What the exercise asks ::
Find the number of lines below in which the word "this" appears, and write that number only.

***** Material

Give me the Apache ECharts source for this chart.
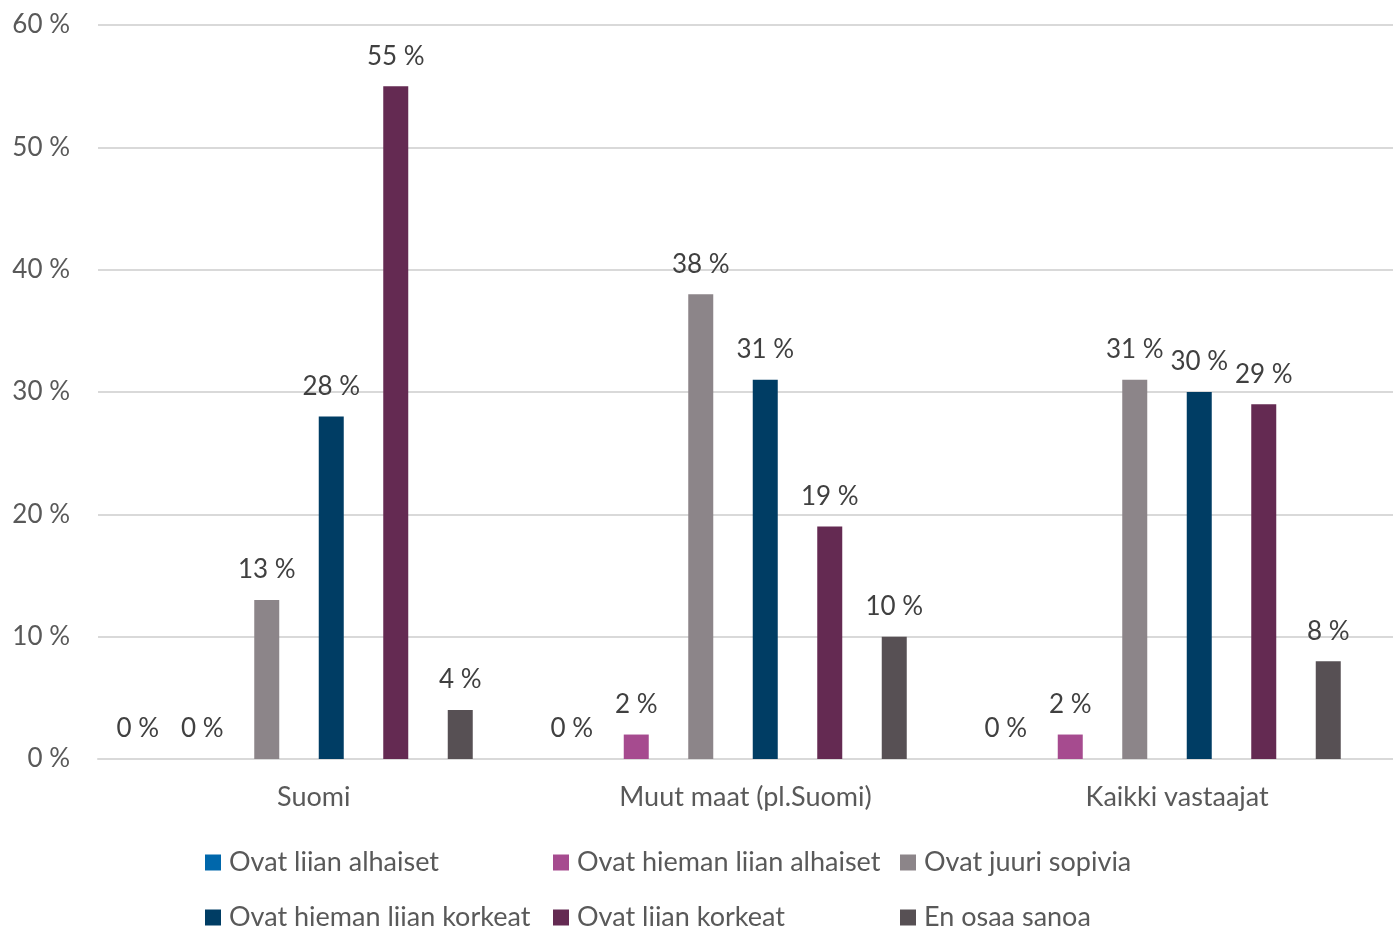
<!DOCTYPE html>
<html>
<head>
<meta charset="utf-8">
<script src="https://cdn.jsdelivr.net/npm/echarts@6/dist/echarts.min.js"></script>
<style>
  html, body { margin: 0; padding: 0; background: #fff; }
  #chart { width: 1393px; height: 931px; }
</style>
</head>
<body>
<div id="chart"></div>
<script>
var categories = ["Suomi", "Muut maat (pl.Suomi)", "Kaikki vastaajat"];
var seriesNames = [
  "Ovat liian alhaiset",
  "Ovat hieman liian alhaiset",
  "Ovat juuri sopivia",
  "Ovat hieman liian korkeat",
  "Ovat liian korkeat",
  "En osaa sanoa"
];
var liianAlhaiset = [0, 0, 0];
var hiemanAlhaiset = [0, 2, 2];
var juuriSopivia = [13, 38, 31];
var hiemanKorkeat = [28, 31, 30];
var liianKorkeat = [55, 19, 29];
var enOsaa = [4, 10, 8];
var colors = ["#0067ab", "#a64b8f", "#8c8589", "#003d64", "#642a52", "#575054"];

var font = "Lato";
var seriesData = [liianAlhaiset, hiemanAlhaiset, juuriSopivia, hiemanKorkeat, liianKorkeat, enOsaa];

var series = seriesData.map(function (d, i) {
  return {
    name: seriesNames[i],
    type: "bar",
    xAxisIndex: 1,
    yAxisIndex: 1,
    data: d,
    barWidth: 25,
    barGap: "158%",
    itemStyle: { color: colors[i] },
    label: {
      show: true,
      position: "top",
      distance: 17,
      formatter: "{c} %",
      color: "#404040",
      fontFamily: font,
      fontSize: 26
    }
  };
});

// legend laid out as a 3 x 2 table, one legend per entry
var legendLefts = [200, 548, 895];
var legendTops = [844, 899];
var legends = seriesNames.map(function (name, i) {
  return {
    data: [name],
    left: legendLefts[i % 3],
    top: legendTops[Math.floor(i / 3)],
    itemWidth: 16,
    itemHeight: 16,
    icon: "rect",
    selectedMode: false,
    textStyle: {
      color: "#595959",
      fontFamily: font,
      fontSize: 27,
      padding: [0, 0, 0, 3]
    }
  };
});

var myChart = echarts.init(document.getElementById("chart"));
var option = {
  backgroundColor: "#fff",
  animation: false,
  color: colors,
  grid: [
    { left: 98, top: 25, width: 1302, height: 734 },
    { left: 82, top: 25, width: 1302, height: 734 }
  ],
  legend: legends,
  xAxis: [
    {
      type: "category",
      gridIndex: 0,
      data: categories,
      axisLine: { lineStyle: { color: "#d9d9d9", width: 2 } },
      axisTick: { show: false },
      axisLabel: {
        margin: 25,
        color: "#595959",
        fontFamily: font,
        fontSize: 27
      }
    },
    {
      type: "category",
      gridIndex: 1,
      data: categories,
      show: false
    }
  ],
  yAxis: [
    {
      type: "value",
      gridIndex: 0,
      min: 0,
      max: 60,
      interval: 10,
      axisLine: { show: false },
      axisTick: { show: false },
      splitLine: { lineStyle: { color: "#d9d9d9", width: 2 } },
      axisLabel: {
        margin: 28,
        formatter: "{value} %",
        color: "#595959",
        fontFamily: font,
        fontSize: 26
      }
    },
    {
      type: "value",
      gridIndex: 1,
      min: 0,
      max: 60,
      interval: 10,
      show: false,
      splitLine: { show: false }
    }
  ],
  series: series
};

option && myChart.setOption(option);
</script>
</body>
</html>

**********
***** Material

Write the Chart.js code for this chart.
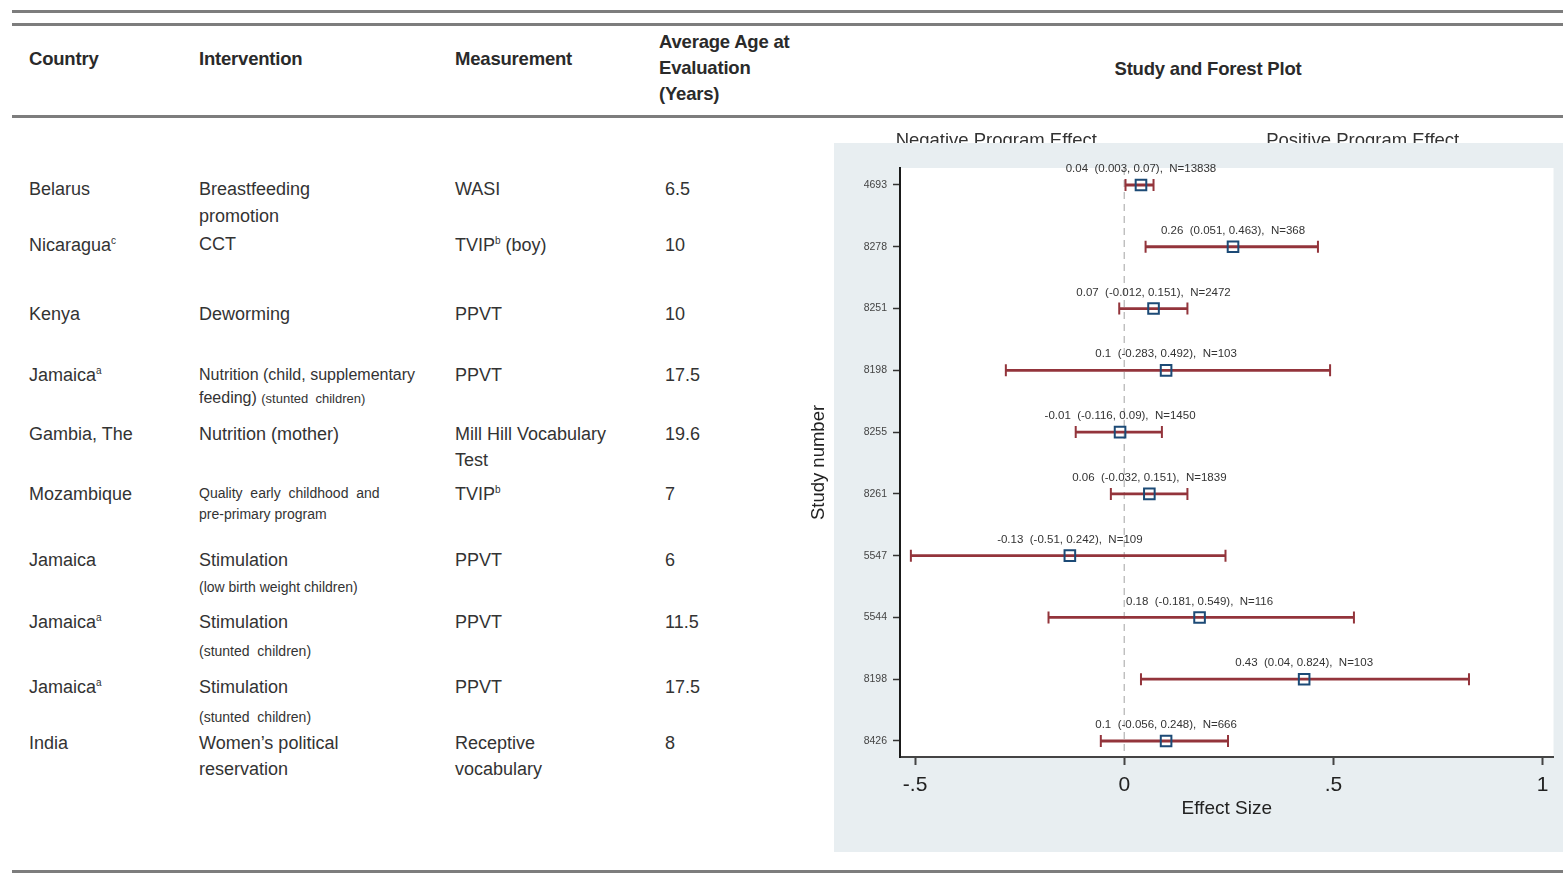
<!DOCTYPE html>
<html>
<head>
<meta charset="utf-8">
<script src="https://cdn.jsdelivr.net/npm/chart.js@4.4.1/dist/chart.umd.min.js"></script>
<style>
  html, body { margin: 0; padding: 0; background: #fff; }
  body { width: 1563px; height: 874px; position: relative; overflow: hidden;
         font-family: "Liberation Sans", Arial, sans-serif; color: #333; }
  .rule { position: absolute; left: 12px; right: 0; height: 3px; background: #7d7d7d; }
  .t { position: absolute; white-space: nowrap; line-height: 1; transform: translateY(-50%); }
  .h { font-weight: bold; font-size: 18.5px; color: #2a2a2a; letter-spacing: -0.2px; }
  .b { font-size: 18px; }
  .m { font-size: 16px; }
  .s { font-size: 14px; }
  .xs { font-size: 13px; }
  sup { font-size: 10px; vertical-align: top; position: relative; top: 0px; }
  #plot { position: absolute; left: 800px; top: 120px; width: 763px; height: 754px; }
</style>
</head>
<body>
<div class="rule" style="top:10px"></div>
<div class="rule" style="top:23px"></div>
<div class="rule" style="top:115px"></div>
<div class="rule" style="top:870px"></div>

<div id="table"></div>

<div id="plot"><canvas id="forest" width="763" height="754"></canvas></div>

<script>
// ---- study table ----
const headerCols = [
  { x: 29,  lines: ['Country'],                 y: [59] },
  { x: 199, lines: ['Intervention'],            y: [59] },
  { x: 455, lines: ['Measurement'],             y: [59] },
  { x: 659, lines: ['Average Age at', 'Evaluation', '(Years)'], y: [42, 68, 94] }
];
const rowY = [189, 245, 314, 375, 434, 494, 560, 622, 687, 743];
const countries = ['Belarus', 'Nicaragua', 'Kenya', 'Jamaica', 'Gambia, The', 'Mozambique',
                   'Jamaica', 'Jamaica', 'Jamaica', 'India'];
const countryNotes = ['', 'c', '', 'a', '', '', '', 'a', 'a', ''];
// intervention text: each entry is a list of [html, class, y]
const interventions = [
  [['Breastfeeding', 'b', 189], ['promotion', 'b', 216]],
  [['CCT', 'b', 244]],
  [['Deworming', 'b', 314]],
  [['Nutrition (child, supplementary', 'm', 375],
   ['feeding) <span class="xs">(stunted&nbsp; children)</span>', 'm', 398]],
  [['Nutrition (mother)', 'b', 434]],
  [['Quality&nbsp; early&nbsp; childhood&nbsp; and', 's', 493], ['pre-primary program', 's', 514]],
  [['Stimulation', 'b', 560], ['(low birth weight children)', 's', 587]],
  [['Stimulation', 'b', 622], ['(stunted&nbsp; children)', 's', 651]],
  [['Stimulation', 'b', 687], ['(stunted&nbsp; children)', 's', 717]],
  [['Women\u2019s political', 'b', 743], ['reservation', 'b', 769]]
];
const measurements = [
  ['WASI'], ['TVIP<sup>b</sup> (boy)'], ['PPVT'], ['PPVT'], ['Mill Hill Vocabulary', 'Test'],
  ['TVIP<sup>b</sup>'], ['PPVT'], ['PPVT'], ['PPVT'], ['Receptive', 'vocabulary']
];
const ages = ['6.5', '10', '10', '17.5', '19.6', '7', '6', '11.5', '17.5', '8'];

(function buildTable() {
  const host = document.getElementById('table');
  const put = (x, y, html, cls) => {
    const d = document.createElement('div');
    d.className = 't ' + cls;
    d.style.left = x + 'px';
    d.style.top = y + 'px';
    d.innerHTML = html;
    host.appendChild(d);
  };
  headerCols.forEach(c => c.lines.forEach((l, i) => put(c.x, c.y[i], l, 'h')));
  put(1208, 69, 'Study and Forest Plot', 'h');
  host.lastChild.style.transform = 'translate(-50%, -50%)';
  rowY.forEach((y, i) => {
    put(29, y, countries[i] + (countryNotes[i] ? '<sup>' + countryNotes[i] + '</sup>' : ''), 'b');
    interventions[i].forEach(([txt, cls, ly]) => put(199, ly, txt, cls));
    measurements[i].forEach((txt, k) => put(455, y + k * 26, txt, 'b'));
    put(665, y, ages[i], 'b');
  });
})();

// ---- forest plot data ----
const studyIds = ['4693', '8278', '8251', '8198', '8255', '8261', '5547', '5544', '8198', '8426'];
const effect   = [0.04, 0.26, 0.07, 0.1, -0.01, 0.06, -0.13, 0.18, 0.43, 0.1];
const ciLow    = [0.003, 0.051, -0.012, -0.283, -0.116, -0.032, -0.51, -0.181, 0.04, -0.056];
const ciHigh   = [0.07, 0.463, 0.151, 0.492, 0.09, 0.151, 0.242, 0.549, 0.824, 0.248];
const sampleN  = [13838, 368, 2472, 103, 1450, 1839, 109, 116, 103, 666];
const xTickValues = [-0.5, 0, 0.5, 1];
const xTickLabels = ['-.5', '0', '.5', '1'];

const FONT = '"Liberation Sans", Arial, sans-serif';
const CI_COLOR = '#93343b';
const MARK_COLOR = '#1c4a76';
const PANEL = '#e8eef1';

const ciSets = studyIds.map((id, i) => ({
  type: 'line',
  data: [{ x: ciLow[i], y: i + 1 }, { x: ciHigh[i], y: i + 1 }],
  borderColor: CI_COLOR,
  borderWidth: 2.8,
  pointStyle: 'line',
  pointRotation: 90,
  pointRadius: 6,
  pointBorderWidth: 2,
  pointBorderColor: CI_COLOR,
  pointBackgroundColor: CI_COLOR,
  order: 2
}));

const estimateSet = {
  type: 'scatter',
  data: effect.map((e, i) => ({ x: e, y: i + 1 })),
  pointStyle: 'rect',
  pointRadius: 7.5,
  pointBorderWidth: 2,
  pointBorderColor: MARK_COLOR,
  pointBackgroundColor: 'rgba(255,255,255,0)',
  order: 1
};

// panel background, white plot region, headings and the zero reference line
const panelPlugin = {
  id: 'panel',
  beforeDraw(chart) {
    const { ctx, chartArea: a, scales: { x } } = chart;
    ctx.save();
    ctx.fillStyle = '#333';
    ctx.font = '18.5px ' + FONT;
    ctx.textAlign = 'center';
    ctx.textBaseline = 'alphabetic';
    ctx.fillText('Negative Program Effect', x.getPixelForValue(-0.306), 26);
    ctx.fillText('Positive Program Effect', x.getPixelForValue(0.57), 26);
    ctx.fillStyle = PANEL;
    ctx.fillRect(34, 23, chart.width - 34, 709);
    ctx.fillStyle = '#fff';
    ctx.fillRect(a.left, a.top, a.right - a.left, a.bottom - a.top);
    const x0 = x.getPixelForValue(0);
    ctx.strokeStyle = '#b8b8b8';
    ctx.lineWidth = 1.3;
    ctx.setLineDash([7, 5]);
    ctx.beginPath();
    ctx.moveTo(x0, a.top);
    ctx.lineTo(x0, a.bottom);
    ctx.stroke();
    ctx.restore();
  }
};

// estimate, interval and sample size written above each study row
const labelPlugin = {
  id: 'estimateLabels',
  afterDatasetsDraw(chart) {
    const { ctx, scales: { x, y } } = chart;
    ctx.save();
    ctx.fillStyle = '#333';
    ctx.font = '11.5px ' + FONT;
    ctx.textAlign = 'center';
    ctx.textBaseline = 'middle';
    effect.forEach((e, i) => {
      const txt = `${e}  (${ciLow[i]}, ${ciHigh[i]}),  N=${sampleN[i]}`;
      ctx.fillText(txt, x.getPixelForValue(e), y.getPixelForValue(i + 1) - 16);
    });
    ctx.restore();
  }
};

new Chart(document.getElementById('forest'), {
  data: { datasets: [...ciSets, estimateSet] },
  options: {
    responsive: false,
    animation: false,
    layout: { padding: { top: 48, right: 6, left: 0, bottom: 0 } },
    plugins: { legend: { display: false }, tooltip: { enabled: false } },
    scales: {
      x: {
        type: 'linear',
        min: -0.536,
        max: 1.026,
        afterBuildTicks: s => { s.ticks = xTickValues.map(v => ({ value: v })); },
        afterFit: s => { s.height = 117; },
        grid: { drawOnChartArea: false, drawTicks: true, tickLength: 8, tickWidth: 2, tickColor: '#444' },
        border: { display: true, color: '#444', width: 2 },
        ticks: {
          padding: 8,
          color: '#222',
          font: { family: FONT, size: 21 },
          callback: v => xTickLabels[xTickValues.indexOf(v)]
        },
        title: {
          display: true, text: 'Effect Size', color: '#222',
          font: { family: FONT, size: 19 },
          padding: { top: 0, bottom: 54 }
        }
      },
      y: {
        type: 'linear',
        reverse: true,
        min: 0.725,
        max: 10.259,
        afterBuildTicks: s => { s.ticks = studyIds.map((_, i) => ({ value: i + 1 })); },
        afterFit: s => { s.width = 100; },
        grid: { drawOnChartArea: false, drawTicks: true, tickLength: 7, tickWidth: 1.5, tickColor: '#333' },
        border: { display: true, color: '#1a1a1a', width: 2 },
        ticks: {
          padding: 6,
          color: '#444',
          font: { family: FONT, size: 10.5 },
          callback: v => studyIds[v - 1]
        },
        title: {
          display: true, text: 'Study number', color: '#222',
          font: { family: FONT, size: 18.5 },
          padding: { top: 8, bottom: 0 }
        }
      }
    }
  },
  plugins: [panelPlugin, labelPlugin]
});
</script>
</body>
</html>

**********

Problem solution ::
2